GIVEN MATERIAL:

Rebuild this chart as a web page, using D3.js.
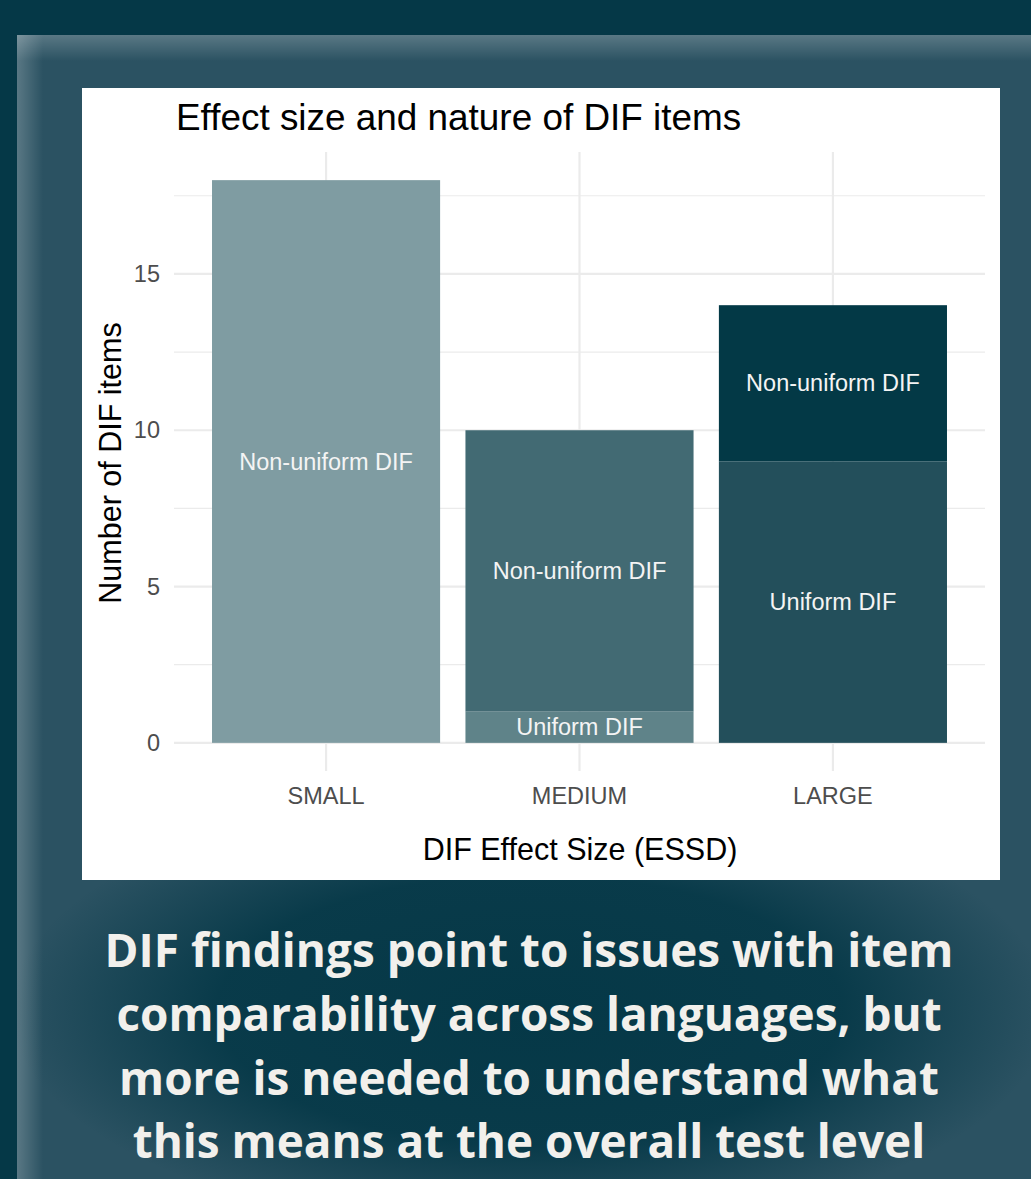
<!DOCTYPE html>
<html>
<head>
<meta charset="utf-8">
<script src="https://cdn.jsdelivr.net/npm/d3@7"></script>
<style>
  html, body { margin: 0; padding: 0; background: #053847; }
  svg { display: block; }
</style>
</head>
<body>
<svg id="chart" width="1031" height="1179"></svg>
<script>
// data
const categories = ["SMALL", "MEDIUM", "LARGE"];
const uniform = [0, 1, 9];
const nonUniform = [18, 9, 5];
const seriesKeys = ["Uniform DIF", "Non-uniform DIF"];
const yTicks = [0, 5, 10, 15];
const yMinor = [2.5, 7.5, 12.5, 17.5];
const captionLines = [
    "DIF findings point to issues with item",
    "comparability across languages, but",
    "more is needed to understand what",
    "this means at the overall test level"
];

// fill per category, per series
const fills = {
    SMALL:  { "Uniform DIF": "#5f8389", "Non-uniform DIF": "#7f9ca2" },
    MEDIUM: { "Uniform DIF": "#5f8389", "Non-uniform DIF": "#426a73" },
    LARGE:  { "Uniform DIF": "#234f5b", "Non-uniform DIF": "#033946" }
};

const svg = d3.select("#chart");
const W = 1031, H = 1179;

// background + panel
const defs = svg.append("defs");
const topBevel = defs.append("linearGradient").attr("id", "topBevel")
    .attr("x1", 0).attr("y1", 0).attr("x2", 0).attr("y2", 1);
topBevel.append("stop").attr("offset", "0%").attr("stop-color", "#ffffff").attr("stop-opacity", 0.22);
topBevel.append("stop").attr("offset", "100%").attr("stop-color", "#ffffff").attr("stop-opacity", 0);
const leftBevel = defs.append("linearGradient").attr("id", "leftBevel")
    .attr("x1", 0).attr("y1", 0).attr("x2", 1).attr("y2", 0);
leftBevel.append("stop").attr("offset", "0%").attr("stop-color", "#ffffff").attr("stop-opacity", 0.22);
leftBevel.append("stop").attr("offset", "100%").attr("stop-color", "#ffffff").attr("stop-opacity", 0);
const glow = defs.append("radialGradient").attr("id", "glow")
    .attr("cx", 0.5).attr("cy", 0.5).attr("r", 0.5);
glow.append("stop").attr("offset", "0%").attr("stop-color", "#053847").attr("stop-opacity", 1);
glow.append("stop").attr("offset", "60%").attr("stop-color", "#053847").attr("stop-opacity", 0.9);
glow.append("stop").attr("offset", "100%").attr("stop-color", "#053847").attr("stop-opacity", 0);

svg.append("rect").attr("width", W).attr("height", H).attr("fill", "#053847");
svg.append("rect").attr("x", 17).attr("y", 35).attr("width", W - 17).attr("height", H - 35).attr("fill", "#2b5262");
svg.append("ellipse").attr("cx", 530).attr("cy", 1010).attr("rx", 520).attr("ry", 225)
    .attr("fill", "url(#glow)");
svg.append("rect").attr("x", 17).attr("y", 35).attr("width", W - 17).attr("height", 26).attr("fill", "url(#topBevel)");
svg.append("rect").attr("x", 17).attr("y", 35).attr("width", 26).attr("height", H - 35).attr("fill", "url(#leftBevel)");

// white plot card
svg.append("rect").attr("x", 82).attr("y", 88).attr("width", 918).attr("height", 792).attr("fill", "#ffffff");

// scales
const x = d3.scaleBand()
    .domain(categories)
    .range([174, 985])
    .paddingInner(0.1)
    .paddingOuter(0.15);

const y = d3.scaleLinear()
    .domain([-0.9, 18.9])
    .range([771, 152]);

// grid
const grid = svg.append("g");
grid.selectAll("line.minor").data(yMinor).enter().append("line")
    .attr("x1", 174).attr("x2", 985)
    .attr("y1", d => y(d)).attr("y2", d => y(d))
    .attr("stroke", "#ebebeb").attr("stroke-width", 1.2);
grid.selectAll("line.major").data(yTicks).enter().append("line")
    .attr("x1", 174).attr("x2", 985)
    .attr("y1", d => y(d)).attr("y2", d => y(d))
    .attr("stroke", "#ebebeb").attr("stroke-width", 2.2);
grid.selectAll("line.vert").data(categories).enter().append("line")
    .attr("x1", d => x(d) + x.bandwidth() / 2).attr("x2", d => x(d) + x.bandwidth() / 2)
    .attr("y1", 152).attr("y2", 771)
    .attr("stroke", "#ebebeb").attr("stroke-width", 2.2);

// stacked bars
const rows = categories.map((c, i) => ({ cat: c, "Uniform DIF": uniform[i], "Non-uniform DIF": nonUniform[i] }));
const stacked = d3.stack().keys(seriesKeys)(rows);

const segs = [];
stacked.forEach(layer => {
    layer.forEach(d => {
        if (d[1] - d[0] > 0) segs.push({ key: layer.key, cat: d.data.cat, y0: d[0], y1: d[1] });
    });
});

svg.append("g").selectAll("rect").data(segs).enter().append("rect")
    .attr("x", d => x(d.cat))
    .attr("width", x.bandwidth())
    .attr("y", d => y(d.y1))
    .attr("height", d => y(d.y0) - y(d.y1))
    .attr("fill", d => fills[d.cat][d.key]);

svg.append("g").selectAll("text").data(segs).enter().append("text")
    .attr("x", d => x(d.cat) + x.bandwidth() / 2)
    .attr("y", d => y((d.y0 + d.y1) / 2))
    .attr("text-anchor", "middle")
    .attr("dominant-baseline", "central")
    .attr("font-family", "'Liberation Sans', Arial, sans-serif")
    .attr("font-size", 23.5)
    .attr("fill", "#f4f4f4")
    .text(d => d.key);

// axes
const yAxis = svg.append("g")
    .attr("transform", "translate(174,0)")
    .call(d3.axisLeft(y).tickValues(yTicks).tickSize(0).tickPadding(14));
yAxis.select(".domain").remove();
yAxis.selectAll("text")
    .attr("font-family", "'Liberation Sans', Arial, sans-serif")
    .attr("font-size", 23.5)
    .attr("fill", "#4d4d4d");

const xAxis = svg.append("g")
    .attr("transform", "translate(0,771)")
    .call(d3.axisBottom(x).tickSize(0).tickPadding(16));
xAxis.select(".domain").remove();
xAxis.selectAll("text")
    .attr("font-family", "'Liberation Sans', Arial, sans-serif")
    .attr("font-size", 23.5)
    .attr("fill", "#4d4d4d");

// titles
svg.append("text")
    .attr("x", 176).attr("y", 130)
    .attr("font-family", "'Liberation Sans', Arial, sans-serif")
    .attr("font-size", 36.9)
    .attr("fill", "#000")
    .text("Effect size and nature of DIF items");

svg.append("text")
    .attr("x", 580).attr("y", 860)
    .attr("text-anchor", "middle")
    .attr("font-family", "'Liberation Sans', Arial, sans-serif")
    .attr("font-size", 30.5)
    .attr("fill", "#000")
    .text("DIF Effect Size (ESSD)");

svg.append("text")
    .attr("transform", "translate(121,463) rotate(-90)")
    .attr("text-anchor", "middle")
    .attr("font-family", "'Liberation Sans', Arial, sans-serif")
    .attr("font-size", 30.5)
    .attr("fill", "#000")
    .text("Number of DIF items");

// caption
const baselines = [967, 1031, 1095, 1158];
const cap = svg.append("g")
    .attr("font-family", "'Open Sans', 'Noto Sans', sans-serif")
    .attr("font-weight", 700)
    .attr("fill", "#f2f0ec")
    .attr("text-anchor", "middle");
const capText = cap.selectAll("text").data(captionLines).enter().append("text")
    .attr("x", 529)
    .attr("y", (d, i) => baselines[i])
    .attr("font-size", 50)
    .text(d => d);
const w0 = capText.nodes()[0].getComputedTextLength();
capText.attr("font-size", 50 * 849 / w0);
</script>
</body>
</html>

EXERCISE INSTRUCTIONS: Copy out the listing exactly as it stands, but not the pictures.

WRITTEN ANSWER:
Rebuild this chart as a web page, using D3.js.
<!DOCTYPE html>
<html>
<head>
<meta charset="utf-8">
<script src="https://cdn.jsdelivr.net/npm/d3@7"></script>
<style>
  html, body { margin: 0; padding: 0; background: #053847; }
  svg { display: block; }
</style>
</head>
<body>
<svg id="chart" width="1031" height="1179"></svg>
<script>
// data
const categories = ["SMALL", "MEDIUM", "LARGE"];
const uniform = [0, 1, 9];
const nonUniform = [18, 9, 5];
const seriesKeys = ["Uniform DIF", "Non-uniform DIF"];
const yTicks = [0, 5, 10, 15];
const yMinor = [2.5, 7.5, 12.5, 17.5];
const captionLines = [
    "DIF findings point to issues with item",
    "comparability across languages, but",
    "more is needed to understand what",
    "this means at the overall test level"
];

// fill per category, per series
const fills = {
    SMALL:  { "Uniform DIF": "#5f8389", "Non-uniform DIF": "#7f9ca2" },
    MEDIUM: { "Uniform DIF": "#5f8389", "Non-uniform DIF": "#426a73" },
    LARGE:  { "Uniform DIF": "#234f5b", "Non-uniform DIF": "#033946" }
};

const svg = d3.select("#chart");
const W = 1031, H = 1179;

// background + panel
const defs = svg.append("defs");
const topBevel = defs.append("linearGradient").attr("id", "topBevel")
    .attr("x1", 0).attr("y1", 0).attr("x2", 0).attr("y2", 1);
topBevel.append("stop").attr("offset", "0%").attr("stop-color", "#ffffff").attr("stop-opacity", 0.22);
topBevel.append("stop").attr("offset", "100%").attr("stop-color", "#ffffff").attr("stop-opacity", 0);
const leftBevel = defs.append("linearGradient").attr("id", "leftBevel")
    .attr("x1", 0).attr("y1", 0).attr("x2", 1).attr("y2", 0);
leftBevel.append("stop").attr("offset", "0%").attr("stop-color", "#ffffff").attr("stop-opacity", 0.22);
leftBevel.append("stop").attr("offset", "100%").attr("stop-color", "#ffffff").attr("stop-opacity", 0);
const glow = defs.append("radialGradient").attr("id", "glow")
    .attr("cx", 0.5).attr("cy", 0.5).attr("r", 0.5);
glow.append("stop").attr("offset", "0%").attr("stop-color", "#053847").attr("stop-opacity", 1);
glow.append("stop").attr("offset", "60%").attr("stop-color", "#053847").attr("stop-opacity", 0.9);
glow.append("stop").attr("offset", "100%").attr("stop-color", "#053847").attr("stop-opacity", 0);

svg.append("rect").attr("width", W).attr("height", H).attr("fill", "#053847");
svg.append("rect").attr("x", 17).attr("y", 35).attr("width", W - 17).attr("height", H - 35).attr("fill", "#2b5262");
svg.append("ellipse").attr("cx", 530).attr("cy", 1010).attr("rx", 520).attr("ry", 225)
    .attr("fill", "url(#glow)");
svg.append("rect").attr("x", 17).attr("y", 35).attr("width", W - 17).attr("height", 26).attr("fill", "url(#topBevel)");
svg.append("rect").attr("x", 17).attr("y", 35).attr("width", 26).attr("height", H - 35).attr("fill", "url(#leftBevel)");

// white plot card
svg.append("rect").attr("x", 82).attr("y", 88).attr("width", 918).attr("height", 792).attr("fill", "#ffffff");

// scales
const x = d3.scaleBand()
    .domain(categories)
    .range([174, 985])
    .paddingInner(0.1)
    .paddingOuter(0.15);

const y = d3.scaleLinear()
    .domain([-0.9, 18.9])
    .range([771, 152]);

// grid
const grid = svg.append("g");
grid.selectAll("line.minor").data(yMinor).enter().append("line")
    .attr("x1", 174).attr("x2", 985)
    .attr("y1", d => y(d)).attr("y2", d => y(d))
    .attr("stroke", "#ebebeb").attr("stroke-width", 1.2);
grid.selectAll("line.major").data(yTicks).enter().append("line")
    .attr("x1", 174).attr("x2", 985)
    .attr("y1", d => y(d)).attr("y2", d => y(d))
    .attr("stroke", "#ebebeb").attr("stroke-width", 2.2);
grid.selectAll("line.vert").data(categories).enter().append("line")
    .attr("x1", d => x(d) + x.bandwidth() / 2).attr("x2", d => x(d) + x.bandwidth() / 2)
    .attr("y1", 152).attr("y2", 771)
    .attr("stroke", "#ebebeb").attr("stroke-width", 2.2);

// stacked bars
const rows = categories.map((c, i) => ({ cat: c, "Uniform DIF": uniform[i], "Non-uniform DIF": nonUniform[i] }));
const stacked = d3.stack().keys(seriesKeys)(rows);

const segs = [];
stacked.forEach(layer => {
    layer.forEach(d => {
        if (d[1] - d[0] > 0) segs.push({ key: layer.key, cat: d.data.cat, y0: d[0], y1: d[1] });
    });
});

svg.append("g").selectAll("rect").data(segs).enter().append("rect")
    .attr("x", d => x(d.cat))
    .attr("width", x.bandwidth())
    .attr("y", d => y(d.y1))
    .attr("height", d => y(d.y0) - y(d.y1))
    .attr("fill", d => fills[d.cat][d.key]);

svg.append("g").selectAll("text").data(segs).enter().append("text")
    .attr("x", d => x(d.cat) + x.bandwidth() / 2)
    .attr("y", d => y((d.y0 + d.y1) / 2))
    .attr("text-anchor", "middle")
    .attr("dominant-baseline", "central")
    .attr("font-family", "'Liberation Sans', Arial, sans-serif")
    .attr("font-size", 23.5)
    .attr("fill", "#f4f4f4")
    .text(d => d.key);

// axes
const yAxis = svg.append("g")
    .attr("transform", "translate(174,0)")
    .call(d3.axisLeft(y).tickValues(yTicks).tickSize(0).tickPadding(14));
yAxis.select(".domain").remove();
yAxis.selectAll("text")
    .attr("font-family", "'Liberation Sans', Arial, sans-serif")
    .attr("font-size", 23.5)
    .attr("fill", "#4d4d4d");

const xAxis = svg.append("g")
    .attr("transform", "translate(0,771)")
    .call(d3.axisBottom(x).tickSize(0).tickPadding(16));
xAxis.select(".domain").remove();
xAxis.selectAll("text")
    .attr("font-family", "'Liberation Sans', Arial, sans-serif")
    .attr("font-size", 23.5)
    .attr("fill", "#4d4d4d");

// titles
svg.append("text")
    .attr("x", 176).attr("y", 130)
    .attr("font-family", "'Liberation Sans', Arial, sans-serif")
    .attr("font-size", 36.9)
    .attr("fill", "#000")
    .text("Effect size and nature of DIF items");

svg.append("text")
    .attr("x", 580).attr("y", 860)
    .attr("text-anchor", "middle")
    .attr("font-family", "'Liberation Sans', Arial, sans-serif")
    .attr("font-size", 30.5)
    .attr("fill", "#000")
    .text("DIF Effect Size (ESSD)");

svg.append("text")
    .attr("transform", "translate(121,463) rotate(-90)")
    .attr("text-anchor", "middle")
    .attr("font-family", "'Liberation Sans', Arial, sans-serif")
    .attr("font-size", 30.5)
    .attr("fill", "#000")
    .text("Number of DIF items");

// caption
const baselines = [967, 1031, 1095, 1158];
const cap = svg.append("g")
    .attr("font-family", "'Open Sans', 'Noto Sans', sans-serif")
    .attr("font-weight", 700)
    .attr("fill", "#f2f0ec")
    .attr("text-anchor", "middle");
const capText = cap.selectAll("text").data(captionLines).enter().append("text")
    .attr("x", 529)
    .attr("y", (d, i) => baselines[i])
    .attr("font-size", 50)
    .text(d => d);
const w0 = capText.nodes()[0].getComputedTextLength();
capText.attr("font-size", 50 * 849 / w0);
</script>
</body>
</html>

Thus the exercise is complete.